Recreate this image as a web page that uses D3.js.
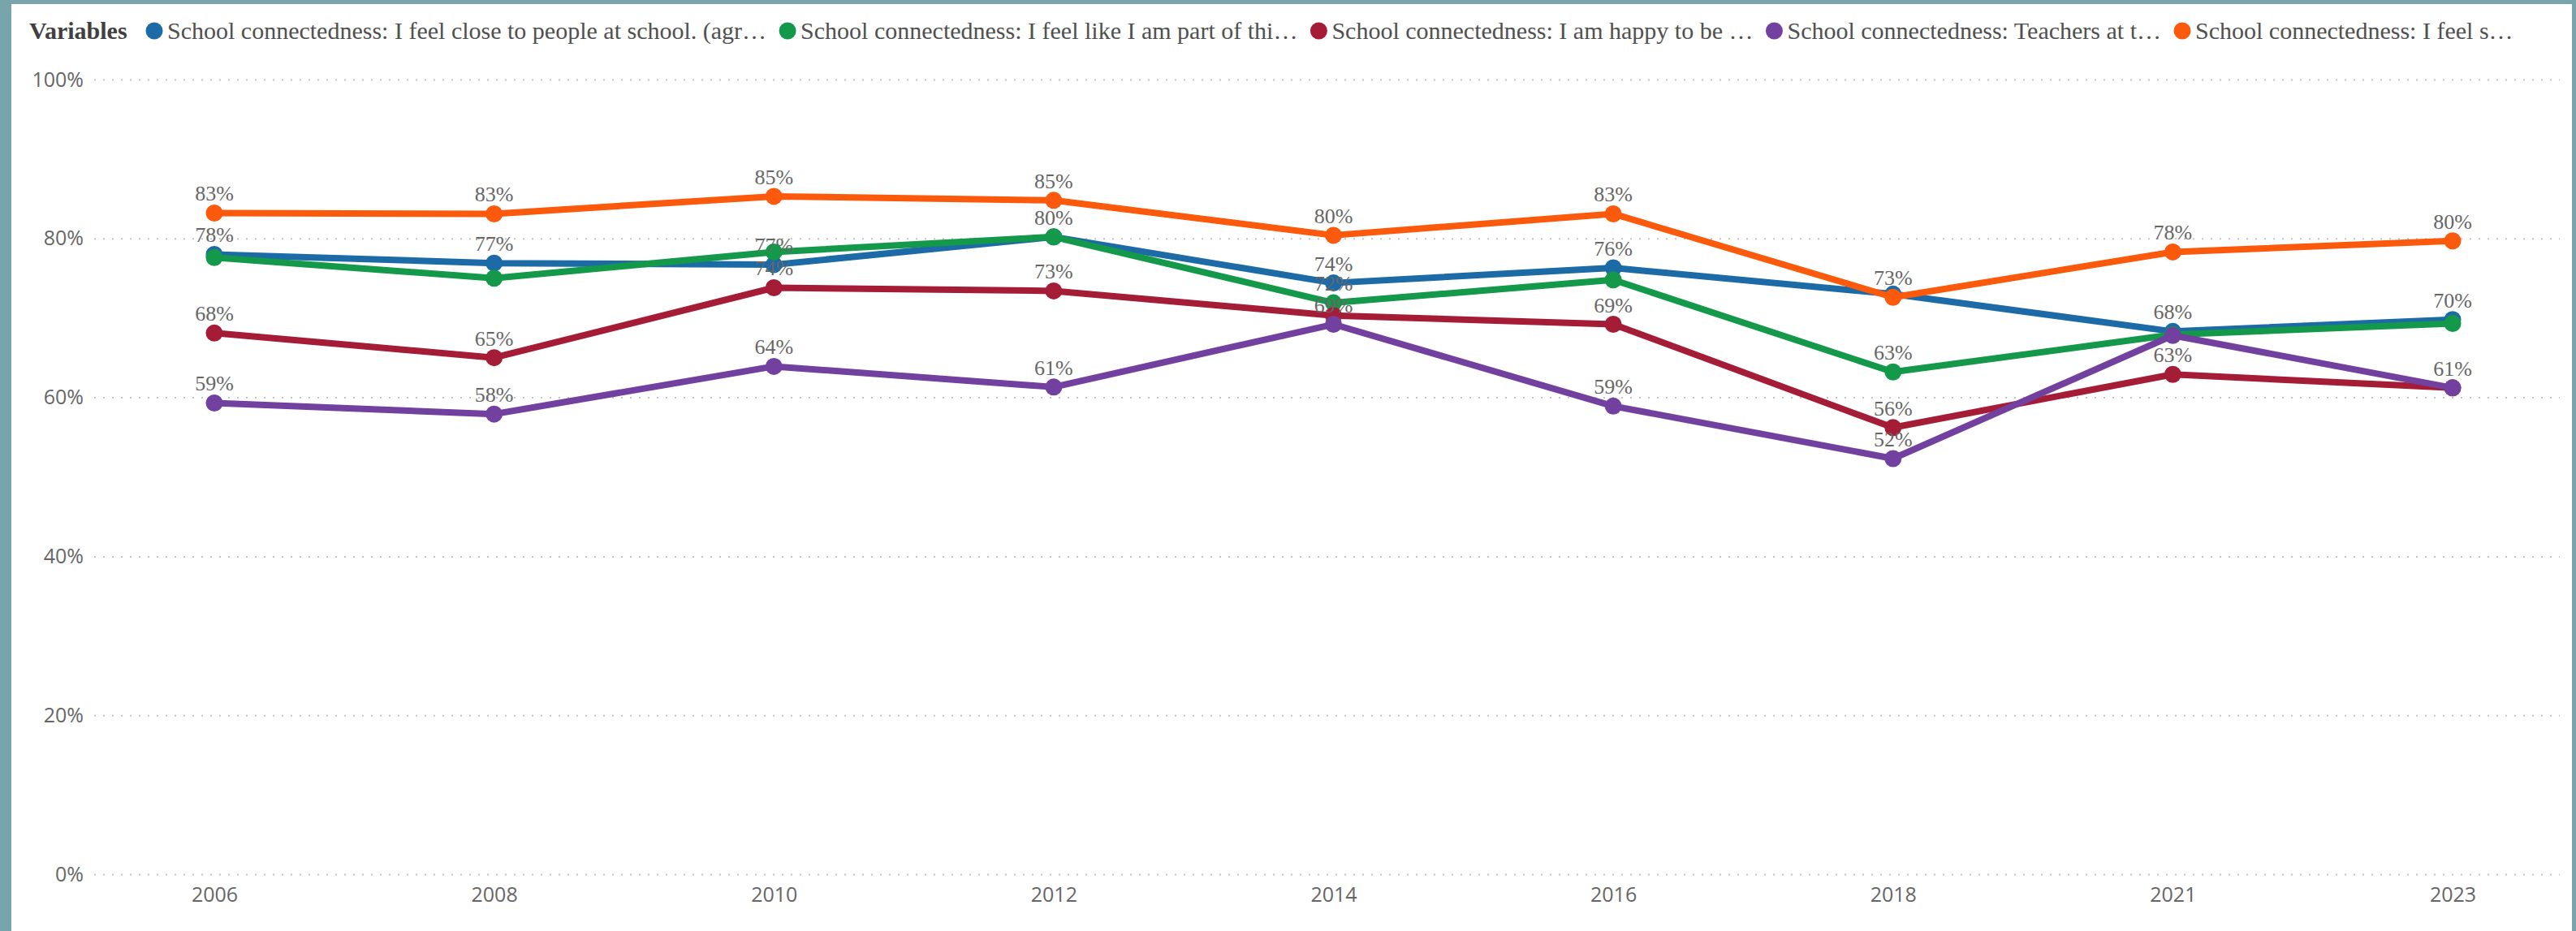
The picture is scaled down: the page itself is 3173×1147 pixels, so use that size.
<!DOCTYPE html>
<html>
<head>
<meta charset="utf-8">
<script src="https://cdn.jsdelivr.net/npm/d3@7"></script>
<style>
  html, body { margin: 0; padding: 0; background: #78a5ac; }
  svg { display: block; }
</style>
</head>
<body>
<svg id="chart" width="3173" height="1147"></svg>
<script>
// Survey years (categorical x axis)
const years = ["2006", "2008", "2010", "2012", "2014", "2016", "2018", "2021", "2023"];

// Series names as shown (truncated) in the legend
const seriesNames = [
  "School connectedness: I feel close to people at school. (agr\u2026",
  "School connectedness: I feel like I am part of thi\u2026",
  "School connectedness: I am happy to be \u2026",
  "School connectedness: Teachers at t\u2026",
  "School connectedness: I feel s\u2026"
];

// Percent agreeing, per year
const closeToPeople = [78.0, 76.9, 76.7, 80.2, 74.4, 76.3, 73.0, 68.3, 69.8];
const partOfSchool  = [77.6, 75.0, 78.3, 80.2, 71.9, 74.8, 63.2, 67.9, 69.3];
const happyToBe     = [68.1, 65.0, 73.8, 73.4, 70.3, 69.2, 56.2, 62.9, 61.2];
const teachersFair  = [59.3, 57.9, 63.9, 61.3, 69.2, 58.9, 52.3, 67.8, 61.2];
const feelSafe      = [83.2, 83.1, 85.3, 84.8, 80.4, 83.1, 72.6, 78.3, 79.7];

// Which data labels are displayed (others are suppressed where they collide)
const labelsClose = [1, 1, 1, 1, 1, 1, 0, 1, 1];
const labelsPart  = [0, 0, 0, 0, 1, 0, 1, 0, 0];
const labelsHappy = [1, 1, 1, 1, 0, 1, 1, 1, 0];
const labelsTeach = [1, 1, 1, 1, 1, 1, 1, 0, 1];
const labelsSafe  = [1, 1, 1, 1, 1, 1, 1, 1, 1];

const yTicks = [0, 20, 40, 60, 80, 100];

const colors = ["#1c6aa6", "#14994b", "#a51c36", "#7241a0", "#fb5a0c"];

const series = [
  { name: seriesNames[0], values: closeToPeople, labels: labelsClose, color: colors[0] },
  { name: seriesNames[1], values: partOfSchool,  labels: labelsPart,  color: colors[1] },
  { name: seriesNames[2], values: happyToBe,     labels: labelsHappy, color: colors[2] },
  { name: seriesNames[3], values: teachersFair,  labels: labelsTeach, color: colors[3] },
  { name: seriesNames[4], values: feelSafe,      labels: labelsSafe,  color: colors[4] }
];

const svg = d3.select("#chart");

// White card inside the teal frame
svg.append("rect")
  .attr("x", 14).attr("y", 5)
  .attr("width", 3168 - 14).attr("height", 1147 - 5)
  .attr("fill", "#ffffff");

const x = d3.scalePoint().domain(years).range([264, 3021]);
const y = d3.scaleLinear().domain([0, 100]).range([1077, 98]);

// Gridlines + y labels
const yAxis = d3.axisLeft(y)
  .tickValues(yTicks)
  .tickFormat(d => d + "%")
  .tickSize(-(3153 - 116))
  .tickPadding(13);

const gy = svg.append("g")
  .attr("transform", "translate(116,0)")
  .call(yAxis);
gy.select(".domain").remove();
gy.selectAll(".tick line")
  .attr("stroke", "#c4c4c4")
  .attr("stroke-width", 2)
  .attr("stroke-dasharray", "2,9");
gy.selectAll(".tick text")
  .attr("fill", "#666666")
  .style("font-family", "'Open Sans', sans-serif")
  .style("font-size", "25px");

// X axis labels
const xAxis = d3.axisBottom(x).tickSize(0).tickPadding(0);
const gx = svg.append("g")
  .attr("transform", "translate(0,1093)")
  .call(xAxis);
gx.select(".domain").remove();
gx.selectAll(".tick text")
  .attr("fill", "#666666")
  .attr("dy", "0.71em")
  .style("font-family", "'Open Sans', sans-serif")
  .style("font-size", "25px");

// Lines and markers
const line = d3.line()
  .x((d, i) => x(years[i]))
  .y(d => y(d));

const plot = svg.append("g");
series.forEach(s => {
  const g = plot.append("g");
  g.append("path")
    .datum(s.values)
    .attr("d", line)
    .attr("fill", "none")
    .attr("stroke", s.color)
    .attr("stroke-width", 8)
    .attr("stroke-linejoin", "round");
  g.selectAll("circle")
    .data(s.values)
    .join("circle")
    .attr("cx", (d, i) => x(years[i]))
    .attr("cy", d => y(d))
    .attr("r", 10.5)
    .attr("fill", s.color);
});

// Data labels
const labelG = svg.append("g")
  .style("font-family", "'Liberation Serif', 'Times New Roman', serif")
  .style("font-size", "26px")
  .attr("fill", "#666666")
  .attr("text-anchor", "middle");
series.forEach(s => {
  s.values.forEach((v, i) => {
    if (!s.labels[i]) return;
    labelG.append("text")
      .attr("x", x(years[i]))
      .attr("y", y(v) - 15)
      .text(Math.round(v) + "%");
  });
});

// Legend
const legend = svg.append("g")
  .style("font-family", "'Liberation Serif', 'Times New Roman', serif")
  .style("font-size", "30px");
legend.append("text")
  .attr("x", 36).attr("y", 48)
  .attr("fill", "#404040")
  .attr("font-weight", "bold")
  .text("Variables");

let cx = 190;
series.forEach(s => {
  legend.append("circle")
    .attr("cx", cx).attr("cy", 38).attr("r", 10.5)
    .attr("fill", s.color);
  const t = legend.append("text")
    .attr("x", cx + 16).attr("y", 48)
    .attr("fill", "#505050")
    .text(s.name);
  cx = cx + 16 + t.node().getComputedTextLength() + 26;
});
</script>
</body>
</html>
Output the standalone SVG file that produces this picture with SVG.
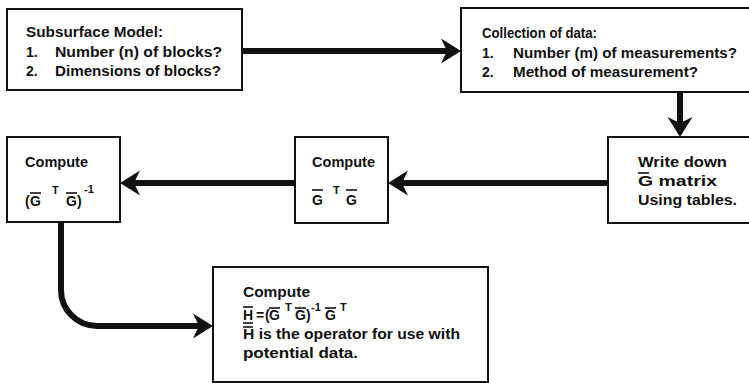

## PROBLEM TO SOLVE
Repeat the records above exactly, omitting every picture.

## TASK SOLUTION
Recreate this image as a web page that uses D3.js.
The picture is scaled down: the page itself is 3173×1147 pixels, so use that size.
<!DOCTYPE html>
<html>
<head>
<meta charset="utf-8">
<script src="https://cdn.jsdelivr.net/npm/d3@7"></script>
<style>
  html, body { margin: 0; padding: 0; background: #78a5ac; }
  svg { display: block; }
</style>
</head>
<body>
<svg id="chart" width="3173" height="1147"></svg>
<script>
// Survey years (categorical x axis)
const years = ["2006", "2008", "2010", "2012", "2014", "2016", "2018", "2021", "2023"];

// Series names as shown (truncated) in the legend
const seriesNames = [
  "School connectedness: I feel close to people at school. (agr\u2026",
  "School connectedness: I feel like I am part of thi\u2026",
  "School connectedness: I am happy to be \u2026",
  "School connectedness: Teachers at t\u2026",
  "School connectedness: I feel s\u2026"
];

// Percent agreeing, per year
const closeToPeople = [78.0, 76.9, 76.7, 80.2, 74.4, 76.3, 73.0, 68.3, 69.8];
const partOfSchool  = [77.6, 75.0, 78.3, 80.2, 71.9, 74.8, 63.2, 67.9, 69.3];
const happyToBe     = [68.1, 65.0, 73.8, 73.4, 70.3, 69.2, 56.2, 62.9, 61.2];
const teachersFair  = [59.3, 57.9, 63.9, 61.3, 69.2, 58.9, 52.3, 67.8, 61.2];
const feelSafe      = [83.2, 83.1, 85.3, 84.8, 80.4, 83.1, 72.6, 78.3, 79.7];

// Which data labels are displayed (others are suppressed where they collide)
const labelsClose = [1, 1, 1, 1, 1, 1, 0, 1, 1];
const labelsPart  = [0, 0, 0, 0, 1, 0, 1, 0, 0];
const labelsHappy = [1, 1, 1, 1, 0, 1, 1, 1, 0];
const labelsTeach = [1, 1, 1, 1, 1, 1, 1, 0, 1];
const labelsSafe  = [1, 1, 1, 1, 1, 1, 1, 1, 1];

const yTicks = [0, 20, 40, 60, 80, 100];

const colors = ["#1c6aa6", "#14994b", "#a51c36", "#7241a0", "#fb5a0c"];

const series = [
  { name: seriesNames[0], values: closeToPeople, labels: labelsClose, color: colors[0] },
  { name: seriesNames[1], values: partOfSchool,  labels: labelsPart,  color: colors[1] },
  { name: seriesNames[2], values: happyToBe,     labels: labelsHappy, color: colors[2] },
  { name: seriesNames[3], values: teachersFair,  labels: labelsTeach, color: colors[3] },
  { name: seriesNames[4], values: feelSafe,      labels: labelsSafe,  color: colors[4] }
];

const svg = d3.select("#chart");

// White card inside the teal frame
svg.append("rect")
  .attr("x", 14).attr("y", 5)
  .attr("width", 3168 - 14).attr("height", 1147 - 5)
  .attr("fill", "#ffffff");

const x = d3.scalePoint().domain(years).range([264, 3021]);
const y = d3.scaleLinear().domain([0, 100]).range([1077, 98]);

// Gridlines + y labels
const yAxis = d3.axisLeft(y)
  .tickValues(yTicks)
  .tickFormat(d => d + "%")
  .tickSize(-(3153 - 116))
  .tickPadding(13);

const gy = svg.append("g")
  .attr("transform", "translate(116,0)")
  .call(yAxis);
gy.select(".domain").remove();
gy.selectAll(".tick line")
  .attr("stroke", "#c4c4c4")
  .attr("stroke-width", 2)
  .attr("stroke-dasharray", "2,9");
gy.selectAll(".tick text")
  .attr("fill", "#666666")
  .style("font-family", "'Open Sans', sans-serif")
  .style("font-size", "25px");

// X axis labels
const xAxis = d3.axisBottom(x).tickSize(0).tickPadding(0);
const gx = svg.append("g")
  .attr("transform", "translate(0,1093)")
  .call(xAxis);
gx.select(".domain").remove();
gx.selectAll(".tick text")
  .attr("fill", "#666666")
  .attr("dy", "0.71em")
  .style("font-family", "'Open Sans', sans-serif")
  .style("font-size", "25px");

// Lines and markers
const line = d3.line()
  .x((d, i) => x(years[i]))
  .y(d => y(d));

const plot = svg.append("g");
series.forEach(s => {
  const g = plot.append("g");
  g.append("path")
    .datum(s.values)
    .attr("d", line)
    .attr("fill", "none")
    .attr("stroke", s.color)
    .attr("stroke-width", 8)
    .attr("stroke-linejoin", "round");
  g.selectAll("circle")
    .data(s.values)
    .join("circle")
    .attr("cx", (d, i) => x(years[i]))
    .attr("cy", d => y(d))
    .attr("r", 10.5)
    .attr("fill", s.color);
});

// Data labels
const labelG = svg.append("g")
  .style("font-family", "'Liberation Serif', 'Times New Roman', serif")
  .style("font-size", "26px")
  .attr("fill", "#666666")
  .attr("text-anchor", "middle");
series.forEach(s => {
  s.values.forEach((v, i) => {
    if (!s.labels[i]) return;
    labelG.append("text")
      .attr("x", x(years[i]))
      .attr("y", y(v) - 15)
      .text(Math.round(v) + "%");
  });
});

// Legend
const legend = svg.append("g")
  .style("font-family", "'Liberation Serif', 'Times New Roman', serif")
  .style("font-size", "30px");
legend.append("text")
  .attr("x", 36).attr("y", 48)
  .attr("fill", "#404040")
  .attr("font-weight", "bold")
  .text("Variables");

let cx = 190;
series.forEach(s => {
  legend.append("circle")
    .attr("cx", cx).attr("cy", 38).attr("r", 10.5)
    .attr("fill", s.color);
  const t = legend.append("text")
    .attr("x", cx + 16).attr("y", 48)
    .attr("fill", "#505050")
    .text(s.name);
  cx = cx + 16 + t.node().getComputedTextLength() + 26;
});
</script>
</body>
</html>
Output the standalone SVG file that produces this picture with SVG.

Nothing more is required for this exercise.